Aggiungerei Michelle Obama e Chimamanda Ngozi Adichie, che per le donne di origine africana rappresentano modelli molto importanti. A mio avviso, l’aspetto più interessante è che, a differenza di quanto accadeva in passato, l’affermazione del femminile non avviene in polemica con il maschile. Queste donne sono alla guida di un movimento che coinvolge tutti, senza alcuna contrapposizione o esclusione. Del resto, anche Adunni sul suo cammino incontra uomini di cui si può fidare e donne da cui diffidare.
E poi c’è Tia, che si prende cura di lei.
Sì, ma lo fa veramente dopo un’esperienza inattesa e umiliante, per la quale mi sono ispirata a un episodio reale, riferitomi in confidenza da chi l’ha vissuto. Tia è colta, benestante e istintivamente desidera fare qualcosa per Adunni. A un certo punto, però, tocca anche a lei portare il peso di una mentalità che colpevolizza e punisce la donna per il solo fatto di essere donna. Come se non bastasse, sono altre donne a infierire su di lei, in un misto di superstizione e pregiudizio. A quel punto che Tia comprende dentro di sé il dramma di Adunni e fa di tutto perché la ragazza possa affrancarsi. Dalla filantropia passa alla compassione.

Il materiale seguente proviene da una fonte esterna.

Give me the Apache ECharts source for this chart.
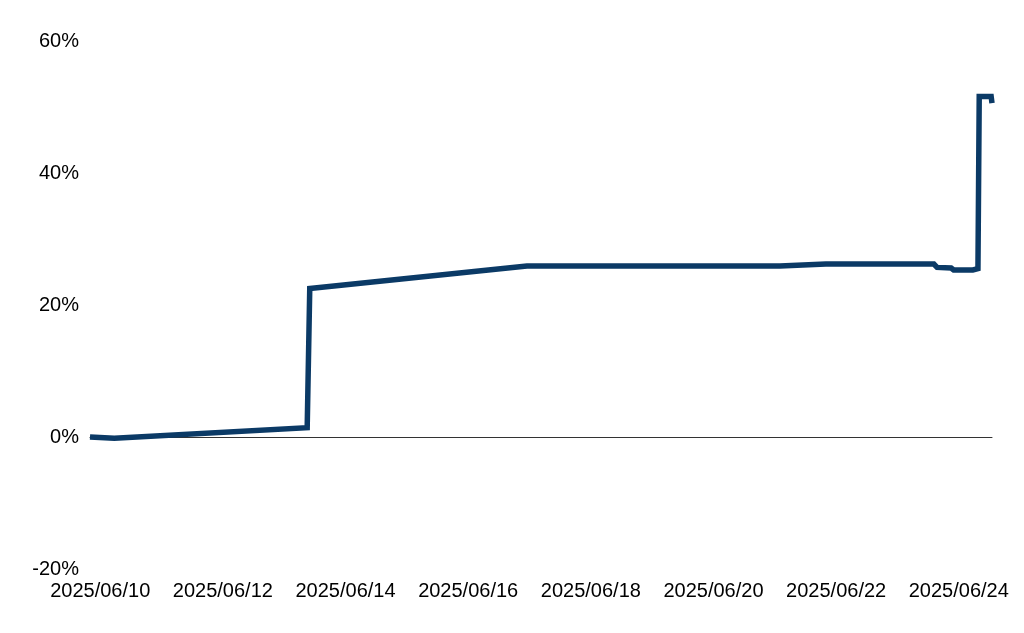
<!DOCTYPE html>
<html>
<head>
<meta charset="utf-8">
<script src="https://cdn.jsdelivr.net/npm/echarts@6/dist/echarts.min.js"></script>
<style>
html,body{margin:0;padding:0;background:#fff;}
#chart{width:1024px;height:633px;}
</style>
</head>
<body>
<div id="chart"></div>
<script>
// Data
var times = [
  '2025-06-09 20:00', '2025-06-10 05:30', '2025-06-13 09:00', '2025-06-13 10:00',
  '2025-06-16 23:00', '2025-06-21 02:00', '2025-06-21 20:00', '2025-06-23 14:15',
  '2025-06-23 15:30', '2025-06-23 21:00', '2025-06-23 22:00', '2025-06-24 05:30',
  '2025-06-24 07:30', '2025-06-24 08:00', '2025-06-24 12:40', '2025-06-24 13:00'
];
var values = [
  0, -0.2, 1.4, 22.5,
  25.9, 25.9, 26.2, 26.2,
  25.7, 25.6, 25.3, 25.3,
  25.5, 51.6, 51.6, 50.6
];
var xTickLabels = ['2025/06/10','2025/06/12','2025/06/14','2025/06/16','2025/06/18','2025/06/20','2025/06/22','2025/06/24'];
var yTicks = [-20, 0, 20, 40, 60];

function parseT(s){ return echarts.time.parse(s).getTime(); }
var xTickValues = xTickLabels.map(function(s){ return parseT(s.replace(/\//g, '-') + ' 00:00'); });
var seriesData = times.map(function(t, i){ return [parseT(t), values[i]]; });
var xMin = parseT(times[0]);
var xMax = parseT(times[times.length - 1]);

var font = {color: '#000', fontSize: 20, fontFamily: '"Liberation Sans", Arial, sans-serif'};

var chart = echarts.init(document.getElementById('chart'), null, {renderer: 'canvas'});
chart.setOption({
  animation: false,
  backgroundColor: '#fff',
  grid: {left: 90, right: 32, top: 41, bottom: 64, containLabel: false},
  xAxis: [{
    type: 'value',
    min: xMin, max: xMax,
    axisLine: {show: false, onZero: false},
    axisTick: {show: false},
    splitLine: {show: false},
    axisLabel: Object.assign({
      margin: 12,
      customValues: xTickValues,
      hideOverlap: false,
      formatter: function(v){
        var best = 0, d = Infinity;
        for (var i = 0; i < xTickValues.length; i++) {
          var dd = Math.abs(xTickValues[i] - v);
          if (dd < d) { d = dd; best = i; }
        }
        return xTickLabels[best];
      }
    }, font)
  }, {
    type: 'value',
    min: xMin, max: xMax,
    position: 'bottom',
    axisLine: {show: true, onZero: true, lineStyle: {color: '#333', width: 1}},
    axisTick: {show: false},
    axisLabel: {show: false},
    splitLine: {show: false}
  }],
  yAxis: {
    type: 'value',
    min: yTicks[0], max: yTicks[yTicks.length - 1], interval: 20,
    axisLine: {show: false},
    axisTick: {show: false},
    splitLine: {show: false},
    axisLabel: Object.assign({margin: 11, formatter: '{value}%', padding: [3, 0, 0, 0]}, font)
  },
  series: [{
    type: 'line',
    xAxisIndex: 0,
    data: seriesData,
    symbol: 'none',
    lineStyle: {color: '#0b3a66', width: 5.5, join: 'miter', cap: 'butt'},
    z: 5
  }]
});
</script>
</body>
</html>
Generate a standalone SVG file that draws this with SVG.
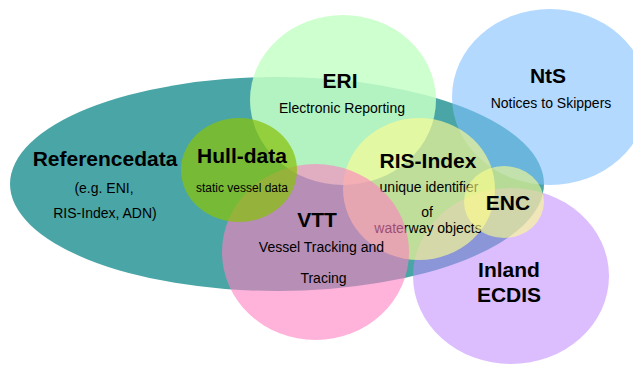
<svg xmlns="http://www.w3.org/2000/svg" width="633" height="365" viewBox="0 0 633 365">
<style>
text{font-family:"Liberation Sans",Arial,sans-serif;fill:#000;text-anchor:middle}
.t{font-size:21px;font-weight:bold}
.s{font-size:14px}
.xs{font-size:12px}
.ref{fill:#4AA6A6}
.nts{fill:#80C0FF;fill-opacity:0.6}
.eri{fill:#C6FFC6;fill-opacity:0.85}
.ecd{fill:#C088FF;fill-opacity:0.55}
.ris{fill:#FCFB91;fill-opacity:0.66}
.vtt{fill:#FF7FC1;fill-opacity:0.6}
.hull{fill:#88C20A;fill-opacity:0.72}
.enc{fill:#FFFF8C;fill-opacity:0.6}
</style>
<g id="referencedata">
<ellipse class="ref" cx="277" cy="184" rx="267" ry="107"/>
<text class="t" x="105" y="166">Referencedata</text>
<text class="s" x="104" y="193">(e.g. ENI,</text>
<text class="s" x="105" y="218">RIS-Index, ADN)</text>
</g>
<g id="nts">
<ellipse class="nts" cx="550" cy="97" rx="98" ry="88"/>
<text class="t" x="548" y="83">NtS</text>
<text class="s" x="551" y="108">Notices to Skippers</text>
</g>
<g id="eri">
<ellipse class="eri" cx="343" cy="100" rx="93" ry="85"/>
<text class="t" x="340" y="88">ERI</text>
<text class="s" x="342" y="113">Electronic Reporting</text>
</g>
<g id="inland-ecdis">
<ellipse class="ecd" cx="511" cy="276" rx="98" ry="88"/>
<text class="t" x="509" y="277">Inland</text>
<text class="t" x="509" y="302">ECDIS</text>
</g>
<g id="ris-index">
<ellipse class="ris" cx="419" cy="189" rx="76" ry="71"/>
<text class="t" x="428" y="168">RIS-Index</text>
<text class="s" x="429" y="192">unique identifier</text>
<text class="s" x="427" y="217">of</text>
<text class="s" x="428" y="233">waterway objects</text>
</g>
<g id="vtt">
<ellipse class="vtt" cx="315.5" cy="252" rx="93.5" ry="88"/>
<text class="t" x="317" y="227">VTT</text>
<text class="s" x="321.5" y="252">Vessel Tracking and</text>
<text class="s" x="323.5" y="283">Tracing</text>
</g>
<g id="hull-data">
<ellipse class="hull" cx="239" cy="170" rx="58" ry="52"/>
<text class="t" x="242" y="163">Hull-data</text>
<text class="xs" x="242" y="192">static vessel data</text>
</g>
<g id="enc">
<ellipse class="enc" cx="504" cy="202" rx="40" ry="36"/>
<text class="t" x="508" y="210">ENC</text>
</g>
</svg>
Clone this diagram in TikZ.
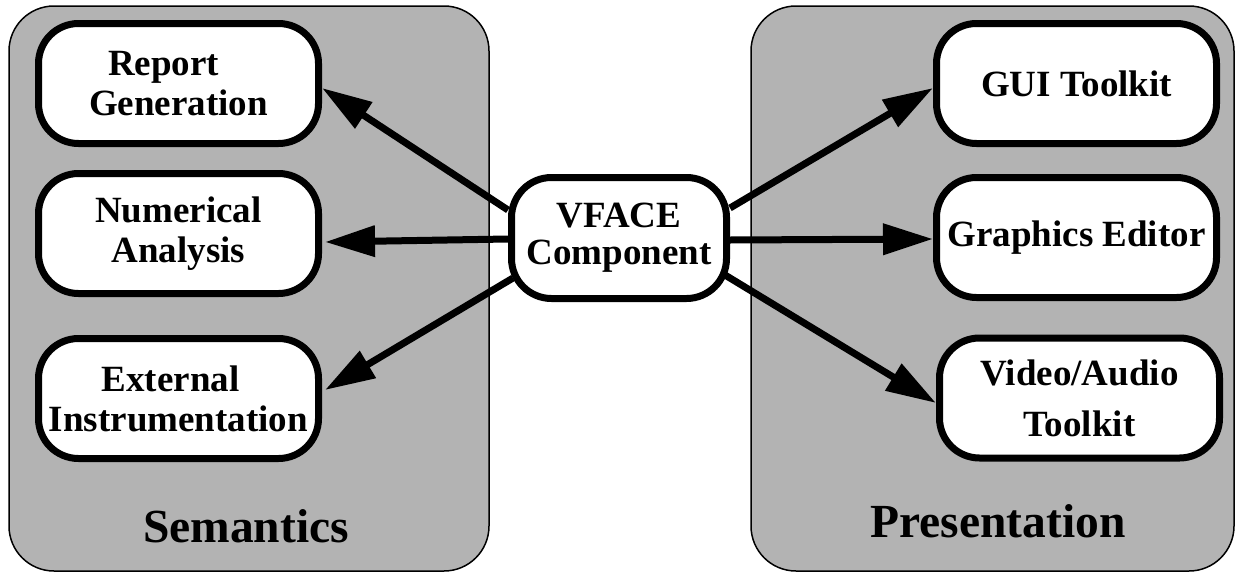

Posso chiederle qual è la sua posizione a proposito della cosiddetta cancel culture?
Confesso di avere molte perplessità, specialmente per quanto concerne le eventuali applicazioni in ambito artistico. Gli scrittori stanno diventando sempre più timorosi, sempre più restii nell’affrontare temi controversi o nel raffigurare determinati personaggi. Sinceramente, non mi sembra una buona soluzione. Occorre trovare un equilibrio tra il rispetto dell’altro e la libertà di espressione. Altrimenti, pur con tutte le buone intenzioni del caso, si finisce per praticare un’autocensura non meno odiosa della censura stessa.
Che cosa ha pensato quando ha saputo dell’assegnazione del Nobel a uno scrittore africano?
Sono stata felice per l’Africa, indubbiamente. Ma mi pare che la vicenda di Abulrazak Gurnah abbia un valore ancora più ampio. Parliamo di un autore che ha lavorato a lungo in maniera appartata, con una costanza e una determinazione grazie alle quali adesso ha ritenuto questo straordinario riconoscimento.
Come ha fatto sua madre all’università, no?
Esattamente. È la dimostrazione che questo tipo di coraggio non serve solamente alle donne.